Excalibre Games republished the game in 1993 with the title Wings: World War One Plane to Plane Combat 1916–1918.

==Reception==
In Issue 52 of the British wargaming magazine Perfidious Albion, Charles Vasey wrote, "This is a good game, a sensible set of rules, pleasing counters and on balance my choice over Ace of Aces." Vasey found the rulebook to be very well organized, noting, "The charts are well laid out, especially useful being a clear note of altitude and bank. The manoeuvres are also neatly summarised on the back of the rules ... The manoeuvres are all neatly summed up with clear notes (and illustrations) in the body of the rules.
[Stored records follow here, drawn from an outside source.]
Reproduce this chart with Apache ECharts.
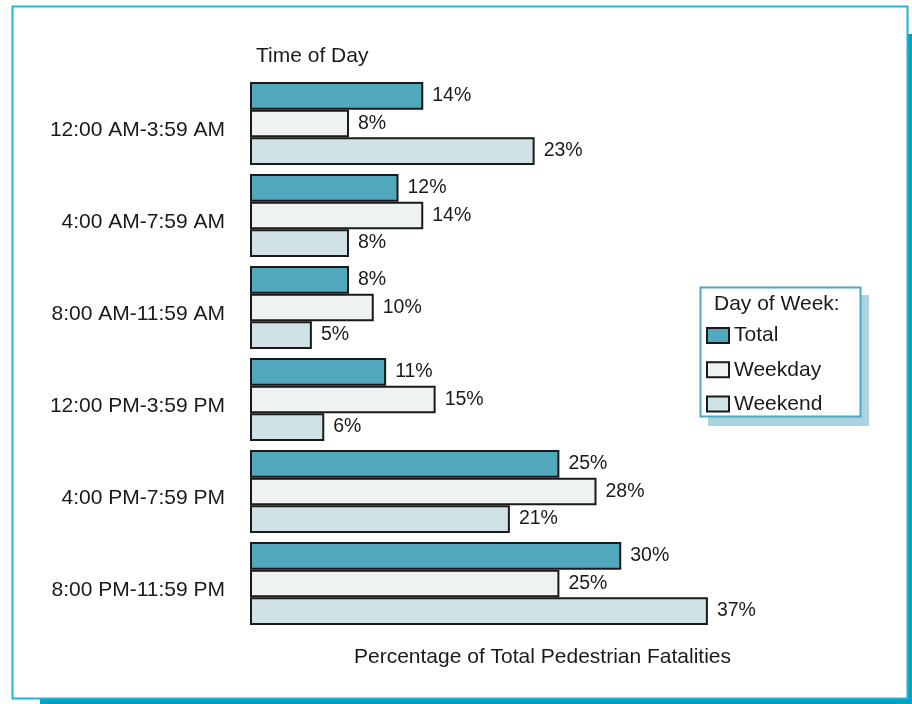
<!DOCTYPE html>
<html>
<head>
<meta charset="utf-8">
<script src="https://cdn.jsdelivr.net/npm/echarts@6/dist/echarts.min.js"></script>
<style>
html,body{margin:0;padding:0;background:#fff;}
#chart{width:912px;height:704px;}
</style>
</head>
<body>
<div id="chart"></div>
<script>
const categories = ['12:00 AM-3:59 AM','4:00 AM-7:59 AM','8:00 AM-11:59 AM','12:00 PM-3:59 PM','4:00 PM-7:59 PM','8:00 PM-11:59 PM'];
const totalValues = [14, 12, 8, 11, 25, 30];
const weekdayValues = [8, 14, 10, 15, 28, 25];
const weekendValues = [23, 8, 5, 6, 21, 37];
const seriesNames = ['Total', 'Weekday', 'Weekend'];
const yTitle = 'Time of Day';
const xTitle = 'Percentage of Total Pedestrian Fatalities';
const legendTitle = 'Day of Week:';

const FONT = '"Liberation Sans", Arial, sans-serif';
const colors = ['#52a9bd', '#eef2f3', '#d0e2e6'];

function mkSeries(name, data, color) {
  return {
    name: name, type: 'bar', data: data,
    barWidth: 27.6, barGap: '0%',
    itemStyle: { color: color, borderColor: '#1a1a1a', borderWidth: 2 },
    label: { show: true, position: 'right', distance: 9, formatter: '{c}%', color: '#1a1a1a', fontSize: 19.5, fontFamily: FONT },
    emphasis: { disabled: true }, animation: false
  };
}

const chart = echarts.init(document.getElementById('chart'));
chart.setOption({
  animation: false,
  backgroundColor: '#ffffff',
  textStyle: { fontFamily: FONT },
  grid: { left: 250, top: 77.5, height: 552, width: 495, containLabel: false },
  xAxis: { type: 'value', min: 0, max: 40, show: false },
  yAxis: {
    type: 'category', data: categories, inverse: true,
    axisLine: { show: false }, axisTick: { show: false }, splitLine: { show: false },
    axisLabel: {
      margin: 25,
      formatter: function (v) { return '{c|' + v + '}'; },
      rich: { c: { color: '#1a1a1a', fontSize: 21, fontFamily: FONT, padding: [14, 0, 0, 0] } }
    }
  },
  title: [
    { text: yTitle, left: 256, top: 46, padding: 0, textStyle: { color: '#1a1a1a', fontSize: 21, fontWeight: 'normal', fontFamily: FONT } },
    { text: xTitle, left: 354, top: 647, padding: 0, textStyle: { color: '#1a1a1a', fontSize: 21, fontWeight: 'normal', fontFamily: FONT } }
  ],
  legend: {
    data: seriesNames, orient: 'vertical', left: 706, top: 325, padding: 0,
    icon: 'rect', itemWidth: 22, itemHeight: 15, itemGap: 13.3,
    textStyle: { color: '#1a1a1a', fontSize: 21, fontFamily: FONT, padding: [0, 0, 0, 0] },
    selectedMode: false
  },
  graphic: [
    { type: 'rect', z: 0, silent: true, shape: { x: 908, y: 34, width: 4, height: 670 }, style: { fill: '#00a2c2' } },
    { type: 'rect', z: 0, silent: true, shape: { x: 40, y: 699, width: 872, height: 5 }, style: { fill: '#00a2c2' } },
    { type: 'rect', z: 0, silent: true, shape: { x: 12.5, y: 6.5, width: 895, height: 692 }, style: { fill: 'none', stroke: '#22b2d3', lineWidth: 2 } },
    { type: 'rect', z: 0, silent: true, shape: { x: 708, y: 295, width: 161, height: 131 }, style: { fill: '#a9d4df' } },
    { type: 'rect', z: 0, silent: true, shape: { x: 700.5, y: 287.5, width: 160, height: 129 }, style: { fill: '#ffffff', stroke: '#4fa8c0', lineWidth: 2 } },
    { type: 'text', z: 1, silent: true, x: 714, y: 304, style: { text: legendTitle, fill: '#1a1a1a', fontSize: 21, fontFamily: FONT, verticalAlign: 'middle' } }
  ],
  series: [
    mkSeries(seriesNames[0], totalValues, colors[0]),
    mkSeries(seriesNames[1], weekdayValues, colors[1]),
    mkSeries(seriesNames[2], weekendValues, colors[2])
  ]
});
</script>
</body>
</html>
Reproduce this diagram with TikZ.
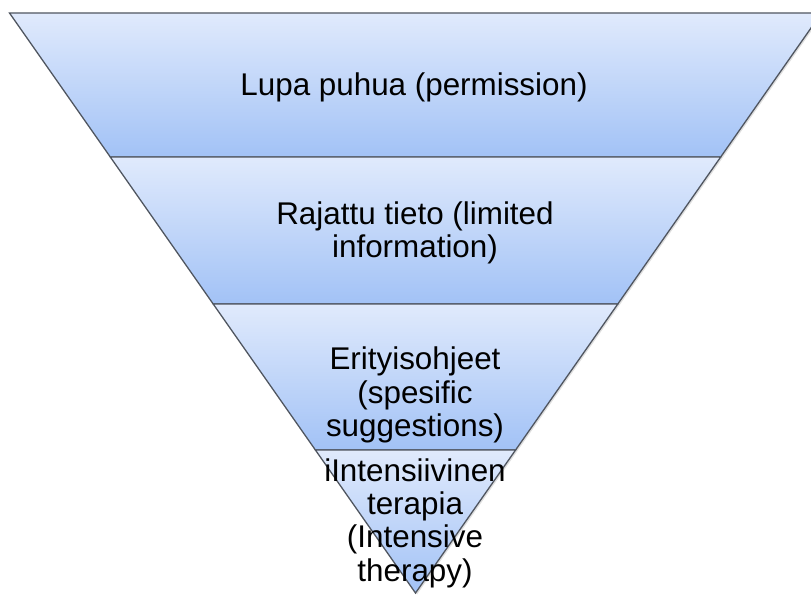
\documentclass[tikz,border=0pt]{standalone}
\usepackage{fontspec}
\setmainfont{Liberation Sans}
\usepackage{tikz}
\usetikzlibrary{calc,shadows,positioning}

\definecolor{bandtop}{RGB}{224,234,252}
\definecolor{bandbot}{RGB}{162,194,246}
\definecolor{bandline}{RGB}{80,86,96}

\begin{document}
\begin{tikzpicture}[
    x=1bp, y=-1bp,
    band/.style={draw=bandline, line width=1.3bp, top color=bandtop, bottom color=bandbot,
                 drop shadow={opacity=0.25, shadow xshift=1.5bp, shadow yshift=-1.5bp}},
    label/.style={align=center, font=\fontsize{31.5}{33.5}\selectfont, inner sep=0pt}
]
\useasboundingbox (0,0) rectangle (811,595);

% ================= COORDINATES =================
% left and right ends of each band edge
\coordinate (L0) at (9.5, 13);   \coordinate (R0) at (821.5, 13);
\coordinate (L1) at (110.3, 157); \coordinate (R1) at (720.7, 157);
\coordinate (L2) at (213.2, 304); \coordinate (R2) at (617.8, 304);
\coordinate (L3) at (315.4, 450); \coordinate (R3) at (515.6, 450);
\coordinate (Apex) at (415.5, 593);

% ================= BANDS =================
\path[band] (L0) -- (R0) -- (R1) -- (L1) -- cycle;
\path[band] (L1) -- (R1) -- (R2) -- (L2) -- cycle;
\path[band] (L2) -- (R2) -- (R3) -- (L3) -- cycle;
\path[band] (L3) -- (R3) -- (Apex) -- cycle;

% ================= LABELS =================
\node[label] (Permission) at (414, 87) {Lupa puhua (permission)};
\node[label] (Limited) at (415, 233) {Rajattu tieto (limited\\information)};
\node[label] (Specific) at (415, 395) {Erityisohjeet\\(spesific\\suggestions)};
\node[label] (Therapy) at (415, 523) {iIntensiivinen\\terapia\\(Intensive\\therapy)};

\end{tikzpicture}
\end{document}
I found no trouble in plotting fairly complex manoeuvres." Vasey concluded, "another fine game ... that believes in giving you as much as it knows on the subject. It repays careful play and some learning."

Is Issue 20 of The Wargamer, Jim Hind admired many things about this game, but pointed out there were problems caused by the hex grid map, and by quantizing aircraft speed into 20 mph increments. Hind suggested various ways these two points could be mitigated. Hind found the main game to be overly complex, but liked the Mass Game because of its simplified rules. Two issues later, Hind compared the play of the game to actual World War I accounts of the flying characteristics of the aircraft. Although Hind thought "the relative turning abilities of rotary and stationary-engined fighters, is well brought out in the game," Hind did note that due to "a curious artefact of the hex grid", tighter-turning aircraft would actually come under fire first from a less maneuvrable opponent. Hind also warned players to "Study the Data Cards" for strengths and weaknesses of opponents. Hind concluded by urging players to be bold: "Unlike your historical counterpart, you will always survive to blame the dice."

In Issue 15 of the French games magazine Jeux & Stratégie, Frederic Blayo commented, "This game is a well-executed tactical simulation, representing all types of aircraft that took part, as well as most of the combat equipment used. It not only simulates aerial combat (planes versus planes), but also simulates all types of aviation interventions during the war: attacks by Zeppelins, mobile balloons, or observation balloons, bombing of ships, infantry positions, tank convoys, or even artillery positions (more than 20 scenarios in total)."

==Awards==
At the 1981 Charles S. Roberts Awards, the first edition of Wings won in the category "Best Twentieth-Century Game".